Pustekuchen. Nach neun Minuten saß ich jubelnd in meinem Auto. Cool gemacht, Thomas Müller. Und so ging es weiter. Ein leichtfüßiger Fußballrausch. Ich schaute zu, wie Ronaldo erst über den Platz gockelte, dann von Jerome Boateng 90 Minuten gedemütigt wurde und am Ende wie ein geprügelter Hund weg schlich. Und das Beste: All das ohne den Kommentar von Bela Rethy! Keine Superlative. Keine Sätze, die immer am Ende lauter werden. Kein dummes Geschwätz. Stattdessen der wunderbar naive Blick zweier Moderatoren, die im Laufe des Spiels ihre Begeisterung für den feinen Auftritt der deutschen Mannschaft entdeckten. Wunderbar. So will ich das bitte wieder haben.

Zur Halbzeit sind viele Portugiesen gegangen

Unsere kleine Kneipe liegt im Portugiesenviertel in Hamburg. Das heißt: Zu uns kommen viele Portugiesen zu Besuch. Sie kommen nach dem Feierabend. Die meisten arbeiten in den umliegenden Restaurants. Bei uns gönnen sie sich dann noch ein Bier und erzählen, was sie bewegt. Natürlich zeigen wir auf unserem Fernseher auch alle WM-Spiele.

Gestern Abend waren also auch viele Portugiesen da. Zumindest zum Anpfiff. Denn nachdem es 3:0 zur Halbzeit stand, sind viele gegangen. Die zweite Hälfte wollten sie sich nicht mehr antun. Sie haben die Hände vor den Kopf geschlagen und konnten nicht glauben, dass die Deutschen sie schon wieder besiegen. Die Stimmung war im Keller.
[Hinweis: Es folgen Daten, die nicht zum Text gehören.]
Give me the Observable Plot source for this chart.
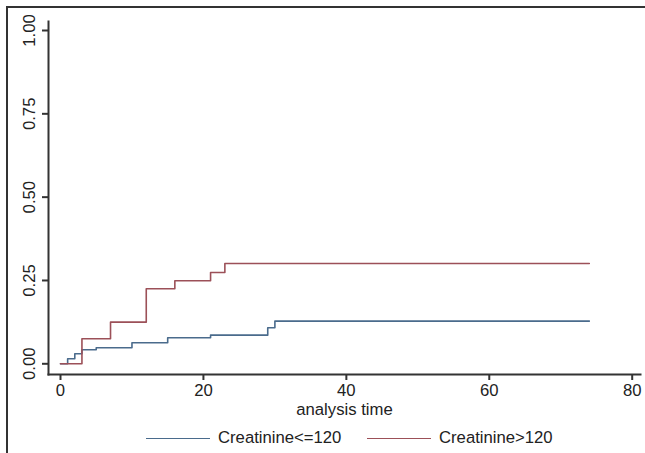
<!DOCTYPE html>
<html>
<head>
<meta charset="utf-8">
<script src="https://cdn.jsdelivr.net/npm/d3@7"></script>
<script src="https://cdn.jsdelivr.net/npm/@observablehq/plot@0.6"></script>
<style>
  html, body { margin: 0; padding: 0; background: #fff; }
  body { width: 645px; height: 453px; position: relative; overflow: hidden; font-family: "Liberation Sans", Arial, sans-serif; }
  #frame { position: absolute; left: 6px; top: 6px; width: 645px; height: 453px; border-top: 2px solid #333; border-left: 2px solid #333; box-sizing: border-box; }
  #chart { position: absolute; left: 0; top: 0; }
  #legend { position: absolute; top: 428px; left: 0; width: 645px; height: 20px; font-size: 16.7px; color: #222; }
  .item { position: absolute; top: 0; display: flex; align-items: center; height: 20px; }
  .swatch { display: inline-block; width: 64px; height: 0; border-top: 1.6px solid; margin-right: 8px; }
</style>
</head>
<body>
<div id="frame"></div>
<div id="chart"></div>
<div id="legend"></div>
<script>
const seriesNames = ["Creatinine<=120", "Creatinine>120"];
const seriesColors = ["#4a6b8c", "#9c5058"];
const lowTimes = [0, 1, 2, 3, 5, 10, 15, 21, 29, 30, 74];
const lowValues = [0, 0.015, 0.030, 0.042, 0.048, 0.063, 0.078, 0.086, 0.108, 0.128, 0.128];
const highTimes = [0, 3, 7, 12, 16, 21, 23, 74];
const highValues = [0, 0.075, 0.125, 0.225, 0.249, 0.274, 0.301, 0.301];
const xTicks = [0, 20, 40, 60, 80];
const yTicks = [0, 0.25, 0.5, 0.75, 1];
const xLabel = "analysis time";

const data = [
  ...lowTimes.map((t, i) => ({t, v: lowValues[i], s: seriesNames[0]})),
  ...highTimes.map((t, i) => ({t, v: highValues[i], s: seriesNames[1]}))
];

const plot = Plot.plot({
  width: 645,
  height: 420,
  marginLeft: 48,
  marginRight: 5,
  marginTop: 21,
  marginBottom: 46,
  insetLeft: 12,
  insetRight: 8.3,
  insetTop: 9,
  insetBottom: 10.7,
  style: {fontFamily: "Liberation Sans, Arial, sans-serif", fontSize: "16.7px", color: "#222", background: "transparent"},
  x: {domain: [0, 80]},
  y: {domain: [0, 1]},
  color: {domain: seriesNames, range: seriesColors},
  marks: [
    Plot.axisX({ticks: xTicks, tickSize: 6, tickPadding: 4, label: xLabel, labelAnchor: "center", labelArrow: "none", labelOffset: 40, stroke: "#333", strokeWidth: 2}),
    Plot.axisY({ticks: yTicks, tickSize: 6, tickFormat: d3.format(".2f"), tickRotate: -90, tickPadding: 8, label: null, stroke: "#333", strokeWidth: 2}),
    Plot.frame({anchor: "bottom", stroke: "#333", strokeWidth: 2}),
    Plot.frame({anchor: "left", stroke: "#333", strokeWidth: 2}),
    Plot.line(data, {x: "t", y: "v", z: "s", stroke: "s", curve: "step-after", strokeWidth: 1.6})
  ]
});
document.getElementById("chart").appendChild(plot);

const legend = document.getElementById("legend");
const lx = [146, 367];
seriesNames.forEach((name, i) => {
  const item = document.createElement("div");
  item.className = "item";
  item.style.left = lx[i] + "px";
  const sw = document.createElement("span");
  sw.className = "swatch";
  sw.style.borderTopColor = seriesColors[i];
  const tx = document.createElement("span");
  tx.textContent = name;
  item.appendChild(sw);
  item.appendChild(tx);
  legend.appendChild(item);
});
</script>
</body>
</html>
Allerdings eben nur bei den Portugiesen. Der Rest hat gefeiert. Zu jedem Deutschland-Tor ertönten Schiffshupen aus dem nahen Hafen. Drinnen am Tresen sind die Leute von ihren Hockern gesprungen. So darf die WM ruhig weitergehen, dann haben wir viele schöne Abende vor uns.